┌──

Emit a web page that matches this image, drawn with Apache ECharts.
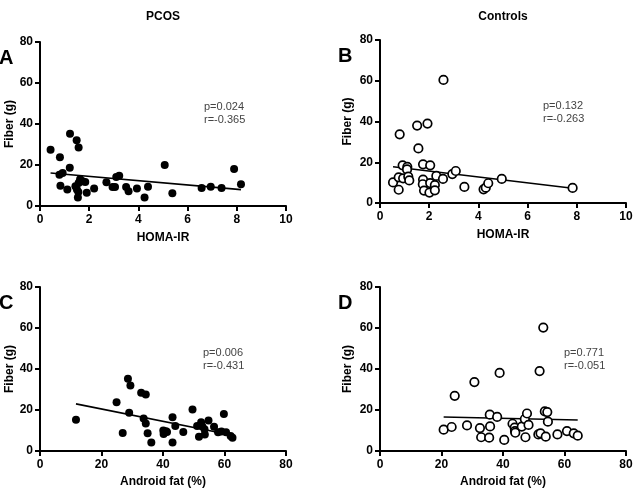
<!DOCTYPE html>
<html>
<head>
<meta charset="utf-8">
<script src="https://cdn.jsdelivr.net/npm/echarts@6/dist/echarts.min.js"></script>
<style>html,body{margin:0;padding:0;background:#fff}#c{width:636px;height:492px}</style>
</head>
<body>
<div id="c"></div>
<script>
// ---- Data ----
const pcosHoma = [[0.43,27.5],[0.81,23.8],[1.22,35.2],[1.49,32.1],[1.57,28.5],[0.79,15.3],[0.92,16.1],[1.21,18.6],[0.83,9.9],[1.11,8.1],[1.44,9.6],[1.50,8.0],[1.57,11.2],[1.63,13.0],[1.54,4.1],[1.56,6.8],[1.73,12.1],[1.84,11.7],[1.90,6.5],[2.2,8.5],[2.7,11.6],[2.95,9.3],[3.05,9.3],[3.1,14.2],[3.22,14.7],[3.5,9.3],[3.6,7.2],[3.94,8.5],[4.25,4.1],[4.39,9.4],[5.07,20.0],[5.38,6.2],[6.57,8.8],[6.94,9.4],[7.38,8.8],[7.89,18.1],[8.17,10.6]];
const pcosHomaFit = [[0.43,16.1],[8.17,8.0]];

const ctrlHoma = [[0.53,10.1],[0.76,12.6],[0.76,6.5],[0.80,33.7],[0.92,18.5],[0.94,12.1],[1.11,17.7],[1.10,16.5],[1.15,12.9],[1.19,11.1],[1.51,38.0],[1.56,26.8],[1.75,19.0],[1.75,11.5],[1.74,9.2],[1.79,6.1],[1.93,39.0],[2.04,18.5],[2.04,9.8],[2.01,5.1],[2.23,8.8],[2.23,6.2],[2.29,13.3],[2.58,60.4],[2.56,11.8],[2.94,14.2],[3.08,15.7],[3.43,7.9],[4.21,6.7],[4.30,7.5],[4.40,9.7],[4.95,11.8],[7.83,7.4]];
const ctrlHomaFit = [[0.53,17.8],[7.83,7.2]];

const pcosFat = [[11.7,15.2],[24.9,23.8],[26.9,8.8],[28.6,35.3],[29.4,32.0],[29.0,18.6],[32.9,28.4],[34.4,27.6],[33.7,15.8],[34.4,13.4],[35.0,8.7],[36.2,4.2],[40.1,10.0],[40.2,8.3],[41.0,9.6],[41.3,9.3],[43.1,16.5],[43.1,4.2],[44.0,12.2],[46.6,9.3],[49.6,20.2],[51.1,12.2],[51.7,6.9],[52.4,14.0],[52.8,11.9],[53.6,8.0],[53.5,10.6],[54.8,14.9],[56.6,11.8],[57.9,9.1],[59.0,9.5],[59.8,18.1],[60.5,9.1],[62.0,7.3],[62.6,6.5]];
const pcosFatFit = [[11.7,23.0],[62.6,7.7]];

const ctrlFat = [[20.7,10.4],[23.3,11.7],[24.3,26.9],[28.3,12.5],[30.7,33.6],[32.5,11.2],[32.9,6.7],[35.5,6.5],[35.8,12.0],[35.7,17.7],[38.1,16.6],[38.9,38.1],[40.4,5.4],[43.1,13.3],[43.8,11.4],[43.9,9.7],[44.0,8.9],[46.1,11.9],[47.1,15.6],[47.8,18.3],[47.3,6.7],[48.3,12.7],[51.5,8.1],[51.9,39.0],[52.2,8.6],[53.1,60.2],[53.6,19.3],[53.9,7.0],[54.4,19.0],[54.6,14.3],[57.7,8.1],[60.8,9.7],[63.0,8.6],[64.3,7.5]];
const ctrlFatFit = [[20.7,16.6],[64.3,15.1]];

const groupTitles = ['PCOS','Controls'];
const panelLetters = ['A','B','C','D'];
const statTexts = [['p=0.024','r=-0.365'],['p=0.132','r=-0.263'],['p=0.006','r=-0.431'],['p=0.771','r=-0.051']];
const xNames = ['HOMA-IR','HOMA-IR','Android fat (%)','Android fat (%)'];
const yName = 'Fiber (g)';
const xRanges = [[0,10,2],[0,10,2],[0,80,20],[0,80,20]];
const yRange = [0,80,20];

// ---- Chart ----
const chart = echarts.init(document.getElementById('c'), null, {renderer:'canvas'});
const FONT = 'Arial, "Liberation Sans", Helvetica, sans-serif';
const grids = [
  {left:40, top:42, width:246, height:164},
  {left:380, top:40, width:246, height:163},
  {left:40, top:287, width:246, height:164},
  {left:380, top:287, width:246, height:164}
];
const axisCommon = {
  axisLine:{show:true, onZero:false, lineStyle:{color:'#000', width:2}},
  axisTick:{show:true, inside:false, length:5, lineStyle:{color:'#000', width:2}},
  splitLine:{show:false},
  axisLabel:{color:'#000', fontWeight:'bold', fontSize:12, fontFamily:FONT},
  nameTextStyle:{color:'#000', fontWeight:'bold', fontSize:12, fontFamily:FONT}
};
const xAxes = xNames.map((n,i)=>Object.assign({}, axisCommon, {
  type:'value', gridIndex:i, min:xRanges[i][0], max:xRanges[i][1], interval:xRanges[i][2],
  name:n, nameLocation:'middle', nameGap:i<2 ? 26 : 25,
  axisLabel:Object.assign({}, axisCommon.axisLabel, {margin:8})
}));
const yAxes = xNames.map((n,i)=>Object.assign({}, axisCommon, {
  type:'value', gridIndex:i, min:yRange[0], max:yRange[1], interval:yRange[2],
  name:yName, nameLocation:'middle', nameGap:i%2? 26:24, nameRotate:90,
  axisLabel:Object.assign({}, axisCommon.axisLabel, {margin:7})
}));
const pts = [pcosHoma, ctrlHoma, pcosFat, ctrlFat];
const fits = [pcosHomaFit, ctrlHomaFit, pcosFatFit, ctrlFatFit];
const series = [];
pts.forEach((d,i)=>{
  const open = i%2===1;
  series.push({
    type:'line', xAxisIndex:i, yAxisIndex:i, data:fits[i], symbol:'none',
    lineStyle:{color:'#000', width:1.6}, z:2, silent:true, animation:false
  });
  series.push({
    type:'scatter', xAxisIndex:i, yAxisIndex:i, data:d,
    symbol:'circle', symbolSize: open? 8.5 : 8,
    itemStyle: open ? {color:'#fff', borderColor:'#000', borderWidth:1.7, opacity:1} : {color:'#000', opacity:1},
    z:3, animation:false
  });
});
const graphics = [];
const titlePos = [[163,17],[503,17]];
groupTitles.forEach((t,i)=>graphics.push({type:'text', x:titlePos[i][0], y:titlePos[i][1],
  style:{text:t, font:'bold 12px '+FONT, fill:'#000', textAlign:'center', textVerticalAlign:'middle'}}));
const letterPos = [[-1,58],[338,56],[-1,303],[338,303]];
panelLetters.forEach((t,i)=>graphics.push({type:'text', x:letterPos[i][0], y:letterPos[i][1],
  style:{text:t, font:'bold 20px '+FONT, fill:'#000', textAlign:'left', textVerticalAlign:'middle'}}));
const statPos = [[204,100],[543,99],[203,346],[564,346]];
statTexts.forEach((t,i)=>graphics.push({type:'text', x:statPos[i][0], y:statPos[i][1],
  style:{text:t.join('\n'), font:'11px '+FONT, lineHeight:13, fill:'#444', textAlign:'left', textVerticalAlign:'top'}}));

chart.setOption({
  backgroundColor:'#fff',
  animation:false,
  grid:grids,
  xAxis:xAxes,
  yAxis:yAxes,
  series:series,
  graphic:graphics
});
</script>
</body>
</html>
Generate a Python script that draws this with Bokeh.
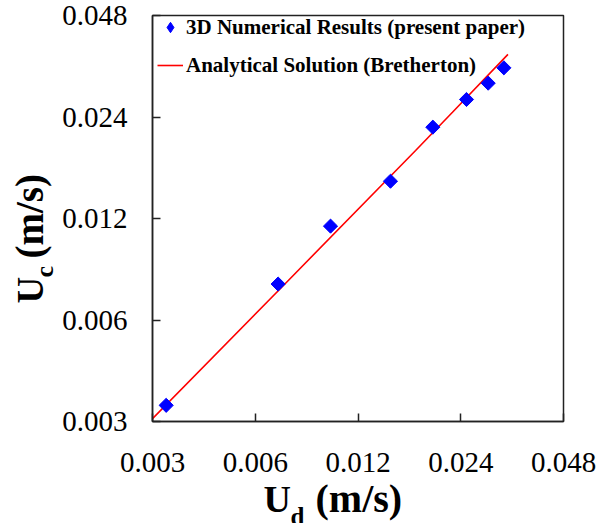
import math
from bokeh.plotting import figure
from bokeh.layouts import column, row
from bokeh.models import Range1d, FixedTicker, Legend, LegendItem
from bokeh.core.properties import value
from bokeh.embed import file_html
from bokeh.resources import INLINE

# Data
UD_NUM = [0.00329, 0.00700, 0.00997, 0.01494, 0.01988, 0.02495, 0.02888, 0.03210]
UC_NUM = [0.00335, 0.00767, 0.01139, 0.01548, 0.02239, 0.02705, 0.03024, 0.03358]

UD_BRETH = [0.0030, 0.0075, 0.0177, 0.0227, 0.0330]
UC_BRETH = [0.00306, 0.00786, 0.0191, 0.0248, 0.0368]

TICKS = [0.003, 0.006, 0.012, 0.024, 0.048]
TICK_LABELS = ["0.003", "0.006", "0.012", "0.024", "0.048"]

SERIES_LABELS = ["3D Numerical Results (present paper)", "Analytical Solution (Bretherton)"]

SERIF = "Liberation Serif"

# ---------------- main plot ----------------
FRAME_H = 406
p = figure(width=553, height=484, x_axis_type="log", y_axis_type="log",
           x_range=Range1d(0.003, 0.048), y_range=Range1d(0.003, 0.048),
           output_backend="svg", toolbar_location=None,
           min_border_left=94, min_border_top=15, min_border_right=48, min_border_bottom=63)

p.grid.visible = False
p.outline_line_color = "#222222"
p.outline_line_width = 1.5
p.background_fill_color = "white"
p.border_fill_color = "white"

overrides = {t: l for t, l in zip(TICKS, TICK_LABELS)}
for ax in (p.xaxis[0], p.yaxis[0]):
    ax.ticker = FixedTicker(ticks=TICKS, minor_ticks=[])
    ax.major_label_overrides = overrides
    ax.major_tick_in = 8
    ax.major_tick_out = 0
    ax.minor_tick_line_color = None
    ax.axis_line_color = "#222222"
    ax.axis_line_width = 1.5
    ax.major_tick_line_color = "#222222"
    ax.major_tick_line_width = 1.5
    ax.major_label_text_font = SERIF
    ax.major_label_text_font_size = "29px"
    ax.major_label_text_color = "black"
    ax.axis_label = None
p.xaxis.major_label_standoff = 31
p.yaxis.major_label_standoff = 25

line_r = p.line(UD_BRETH, UC_BRETH, line_color="red", line_width=1.6)
# legend proxy: an unrotated diamond hidden under the first data point
proxy = p.scatter(UD_NUM[:1], UC_NUM[:1], marker="diamond", size=9,
                  fill_color="blue", line_color="blue")
sc_r = p.scatter(UD_NUM, UC_NUM, marker="square", angle=math.pi / 4, size=10,
                 fill_color="blue", line_color="blue")

legend = Legend(items=[
    LegendItem(label=SERIES_LABELS[0], renderers=[proxy]),
    LegendItem(label=SERIES_LABELS[1], renderers=[line_r]),
], location=(5, 341))
legend.label_text_font = SERIF
legend.label_text_font_style = "bold"
legend.label_text_font_size = "21px"
legend.label_text_color = "black"
legend.glyph_width = 26
legend.glyph_height = 30
legend.label_height = 20
legend.label_standoff = 3
legend.spacing = 8
legend.margin = 0
legend.padding = 0
legend.border_line_color = None
legend.background_fill_alpha = 0
p.add_layout(legend)

# ---------------- axis title panels ----------------
def text_panel(w, h, yr):
    f = figure(width=w, height=h, x_range=Range1d(0, w), y_range=Range1d(0, yr),
               output_backend="svg", toolbar_location=None,
               x_axis_location=None, y_axis_location=None, min_border=0)
    f.grid.visible = False
    f.outline_line_color = None
    f.background_fill_color = "white"
    f.border_fill_color = "white"
    return f

def put(f, x, y, txt, size, angle=0.0):
    f.text(x=[x], y=[y], text=[txt], angle=angle, text_font=value(SERIF),
           text_font_style="bold", text_font_size=size, text_color="black",
           text_align="left", text_baseline="middle")

# left title panel: its frame is aligned with the main frame (height FRAME_H)
yfig = text_panel(58, 484, FRAME_H)
put(yfig, 29.5, 118, "U", "37px", math.pi / 2)
put(yfig, 44, 144, "c", "26px", math.pi / 2)
put(yfig, 29, 163, "(m/s)", "39px", math.pi / 2)

xfig = text_panel(611, 39, 39)
put(xfig, 263, 25, "U", "38px")
put(xfig, 290, 7.5, "d", "25px")
put(xfig, 315, 25.5, "(m/s)", "40px")

layout = column(row(yfig, p), xfig)

open("out.html", "w").write(file_html(layout, INLINE))
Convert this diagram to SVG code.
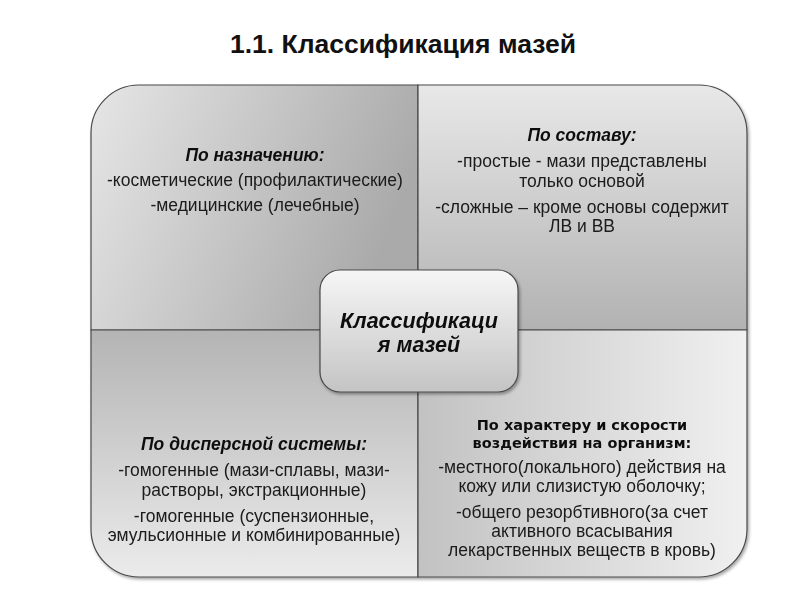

└──

### EXERCISE DESCRIPTION
Copy the lines above exactly, starting with the line that contains "Generate a Python" and ending with the line that contains "p.yaxis.major_label_standoff = 25", and leave out any pictures.

### FULL SOLUTION
Generate a Python script that draws this with Bokeh.
import math
from bokeh.plotting import figure
from bokeh.layouts import column, row
from bokeh.models import Range1d, FixedTicker, Legend, LegendItem
from bokeh.core.properties import value
from bokeh.embed import file_html
from bokeh.resources import INLINE

# Data
UD_NUM = [0.00329, 0.00700, 0.00997, 0.01494, 0.01988, 0.02495, 0.02888, 0.03210]
UC_NUM = [0.00335, 0.00767, 0.01139, 0.01548, 0.02239, 0.02705, 0.03024, 0.03358]

UD_BRETH = [0.0030, 0.0075, 0.0177, 0.0227, 0.0330]
UC_BRETH = [0.00306, 0.00786, 0.0191, 0.0248, 0.0368]

TICKS = [0.003, 0.006, 0.012, 0.024, 0.048]
TICK_LABELS = ["0.003", "0.006", "0.012", "0.024", "0.048"]

SERIES_LABELS = ["3D Numerical Results (present paper)", "Analytical Solution (Bretherton)"]

SERIF = "Liberation Serif"

# ---------------- main plot ----------------
FRAME_H = 406
p = figure(width=553, height=484, x_axis_type="log", y_axis_type="log",
           x_range=Range1d(0.003, 0.048), y_range=Range1d(0.003, 0.048),
           output_backend="svg", toolbar_location=None,
           min_border_left=94, min_border_top=15, min_border_right=48, min_border_bottom=63)

p.grid.visible = False
p.outline_line_color = "#222222"
p.outline_line_width = 1.5
p.background_fill_color = "white"
p.border_fill_color = "white"

overrides = {t: l for t, l in zip(TICKS, TICK_LABELS)}
for ax in (p.xaxis[0], p.yaxis[0]):
    ax.ticker = FixedTicker(ticks=TICKS, minor_ticks=[])
    ax.major_label_overrides = overrides
    ax.major_tick_in = 8
    ax.major_tick_out = 0
    ax.minor_tick_line_color = None
    ax.axis_line_color = "#222222"
    ax.axis_line_width = 1.5
    ax.major_tick_line_color = "#222222"
    ax.major_tick_line_width = 1.5
    ax.major_label_text_font = SERIF
    ax.major_label_text_font_size = "29px"
    ax.major_label_text_color = "black"
    ax.axis_label = None
p.xaxis.major_label_standoff = 31
p.yaxis.major_label_standoff = 25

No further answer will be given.